In 1994, a financial advisor named Bill Bengen published research articulating the “4% rule”,which became a landmark of retirement planning. The 4% rule postulates that a retirement nest egg can last 30 years if a retireewithdraws 4% of it per year (incrementally adjusted for inflation), given a portfolio of 50% stocks and 50% bonds. Bengen studied numerous 30-year stock market time spans to arrive at his theory, which many retirement planners took as a guideline.1
Lately, the 4% rule has taken quite a bit of flak. At age 20, it looks less and less valid. Why? Two factors leap to mind.

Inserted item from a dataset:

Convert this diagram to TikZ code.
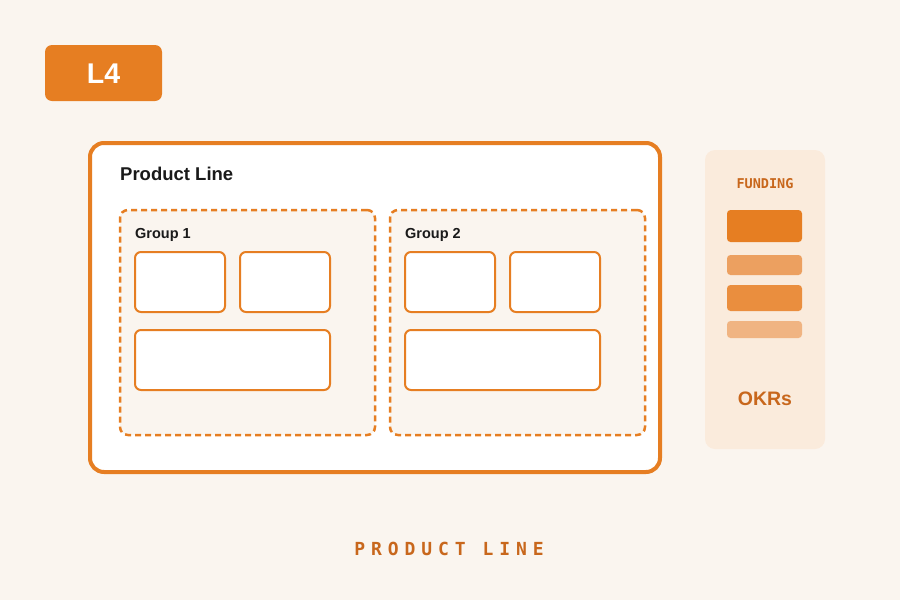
\documentclass[tikz,border=0pt]{standalone}
\usepackage{fontspec}
\setmainfont{Liberation Sans}
\newfontfamily\monob{DejaVu Sans Mono Bold}
\definecolor{bgc}{HTML}{FAF5EF}
\definecolor{org}{HTML}{E67E22}
\definecolor{orgd}{HTML}{C8671C}
\definecolor{panel}{HTML}{FAEBDC}
\definecolor{barb}{HTML}{ECA060}
\definecolor{barc}{HTML}{EA8E3E}
\definecolor{bard}{HTML}{F0B482}
\definecolor{ink}{HTML}{1A1A1A}
\tikzset{
  box/.style={rectangle, inner sep=0pt, outer sep=0pt},
  cell/.style={box, draw=org, line width=2pt, fill=white, rounded corners=6pt},
  grp/.style={box, draw=org, line width=2.5pt, fill=bgc, rounded corners=8pt, dash pattern=on 6pt off 4pt},
  bar/.style={box, rounded corners=3.5pt},
}
\begin{document}
\begin{tikzpicture}[x=1pt,y=-1pt]
\useasboundingbox (0,0) rectangle (900,600);
\fill[bgc] (0,0) rectangle (900,600);
% L4 badge
\node[box, fill=org, rounded corners=7pt, minimum width=117pt, minimum height=56pt] (badge) at (103.5,73) {};
\node[anchor=base, text=white, font=\fontsize{28.5}{28.5}\selectfont\bfseries] (badgetxt) at (103.5,83.5) {L4};
% Product line
\node[box, draw=org, line width=4pt, fill=white, rounded corners=14pt, minimum width=570pt, minimum height=329pt] (pl) at (375,307.5) {};
\node[anchor=base west, inner sep=0pt, text=ink, font=\fontsize{18.5}{18.5}\selectfont\bfseries] (pltxt) at (120,180.5) {Product Line};
% groups
\node[grp, minimum width=255pt, minimum height=225pt] (g1) at (247.5,322.5) {};
\node[grp, minimum width=255pt, minimum height=225pt] (g2) at (517.5,322.5) {};
\node[anchor=base west, inner sep=0pt, text=ink, font=\fontsize{14.5}{14.5}\selectfont\bfseries] (g1txt) at (135,238) {Group 1};
\node[anchor=base west, inner sep=0pt, text=ink, font=\fontsize{14.5}{14.5}\selectfont\bfseries] (g2txt) at (405,238) {Group 2};
\node[cell, minimum width=90pt, minimum height=60pt] (a1) at (180,282) {};
\node[cell, minimum width=90pt, minimum height=60pt] (a2) at (285,282) {};
\node[cell, minimum width=195pt, minimum height=60pt] (a3) at (232.5,360) {};
\node[cell, minimum width=90pt, minimum height=60pt] (b1) at (450,282) {};
\node[cell, minimum width=90pt, minimum height=60pt] (b2) at (555,282) {};
\node[cell, minimum width=195pt, minimum height=60pt] (b3) at (502.5,360) {};
% side panel
\node[box, fill=panel, rounded corners=10pt, minimum width=120pt, minimum height=299pt] (side) at (765,299.5) {};
\node[anchor=base, inner sep=0pt, text=orgd, font=\monob\fontsize{13.5}{13.5}\selectfont] (fund) at (765,188.5) {FUNDING};
\node[bar, fill=org, minimum width=75pt, minimum height=32pt] (f1) at (764.5,226) {};
\node[bar, fill=barb, minimum width=75pt, minimum height=20pt] (f2) at (764.5,265) {};
\node[bar, fill=barc, minimum width=75pt, minimum height=26pt] (f3) at (764.5,298) {};
\node[bar, fill=bard, minimum width=75pt, minimum height=17pt] (f4) at (764.5,329.5) {};
\node[anchor=base, inner sep=0pt, text=orgd, font=\fontsize{19.5}{19.5}\selectfont\bfseries] (okr) at (765,405) {OKRs};
% caption
\node[anchor=base, inner sep=0pt, text=orgd, font=\monob\fontsize{18}{18}\selectfont\addfontfeature{LetterSpace=33}] (cap) at (449,555) {PRODUCT LINE};
\end{tikzpicture}
\end{document}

The return of significant volatility. Bengen came up with the 4% rule during the 1982-2000 bull market, the greatest extended rally Wall Street has ever seen. Across that period, the S&P 500 rose 1153.94% (and 2041.47% with dividends reinvested). The S&P’s annual total return averaged 19.02% in that time frame. Back then, retirees and retirement planners harbored assumptions of double-digit annual returns, and withdrawing 4% a year from retirement savings seemed conservative.2
The bear markets of the 2000s were a rude awakening. Someone who retired in 1979 with a 50/50 mix of stocks and bonds in their portfolio would have enjoyed an average annual total return of 13.75% for the next 20 years – but a portfolio equally divided between stocks and bonds would have returned less than 4% in recent years, even in this current bull market. That brings us to the second factor.1
Low yields from fixed-income investments. In 1990, the 10-year Treasury returned better than 8%. In 2012, it yielded around 2%. Many fixed-income investments have yielded less than that in recent years. If you are withdrawing 4% a year from your retirement savings and less than half your retirement portfolio is invested in equities, you are staring at a problem.3
No retirement planner would urge retirees to put all their money in stocks – the volatility risk is just too great. Assigning half (or more) of a retirement portfolio to debt instruments, however, presents an undeniable opportunity cost. Consumer prices are rising only slightly, but interest rates remain in the vicinity of historic lows; retirees who want to keep ahead of inflation aren’t making much progress by investing substantially in bonds, and inflation may subtly erode their spending power.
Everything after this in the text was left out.